Many of the teachers we spoke to felt that training for their staff was critical. Rather than just providing generic instructions, training focused on how to use the more advanced features of their chosen tools, such as break out rooms within video-conferencing software, and digital whiteboards. Some schools and colleges also provided training for pupils, including on how to access, and share documents, use interactive features (such as emojis and the ‘raise hand tool’), as well as guidance on online etiquette.

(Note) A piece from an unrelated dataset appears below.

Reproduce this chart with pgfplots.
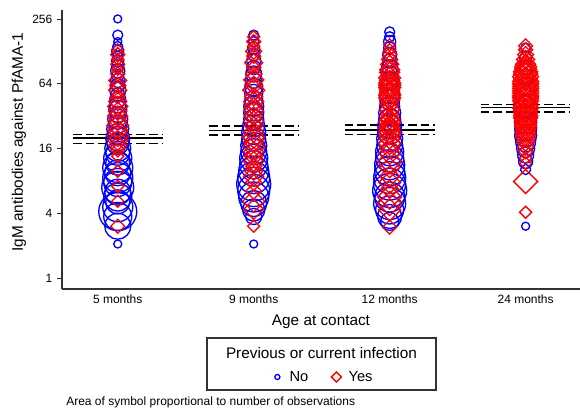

  1. Approaches to remote teaching need to work for everyone

To make their approaches more accessible and effective for more learners, several teachers described how they made adaptations to their early approaches to delivering remote teaching. For example, one primary school trust had the ambition of replicating the whole-school day online, but found that this approach was unfeasible, despite some parents wanting the structure of a full timetabled day.

Some interviewees commented on the challenges of delivering remote education to younger children, particularly those in Reception and Year 1, while others found that remote teaching did not work well for some pupils with special educational needs and disabilities (SEND). These experiences led teachers to reflect on the challenges of offering a ‘one-size-fits-all approach’, and of the need to match the school’s or college’s ambitions for remote teaching with the needs and preferences of pupils and their families.

  1. Teaching quality matters most

Despite the hyperbole regarding the future role of EdTech in teaching, many of the teachers we spoke to recognised the need for pupils to have a varied diet of online and offline activities, and many schools and colleges planned to downsize their remote teaching offer or had already done so.

While the advent of new technologies such as artificial intelligence, virtual and augmented realities may have already become a reality for some schools and colleges, we agree with previous research, which suggests that the quality of teaching is more important than how lessons are delivered. Indeed, our research suggests it is necessary to upskill teachers, through continuing professional development (CPD) focussed on how to plan and deliver remote and hybrid lessons. This should include guidance on how to adjust lessons to promote engagement through interaction.

The Government remains committed to remote education ‘allowing children to keep pace with their education when in-person attendance in school is impossible’. Our study provides further evidence on the potential uses of remote teaching and how to realise this potential. Future developments in EdTech will need to consider how best to support learners who may experience barriers to accessing remote teaching, including disadvantaged pupils, younger children and pupils with SEND.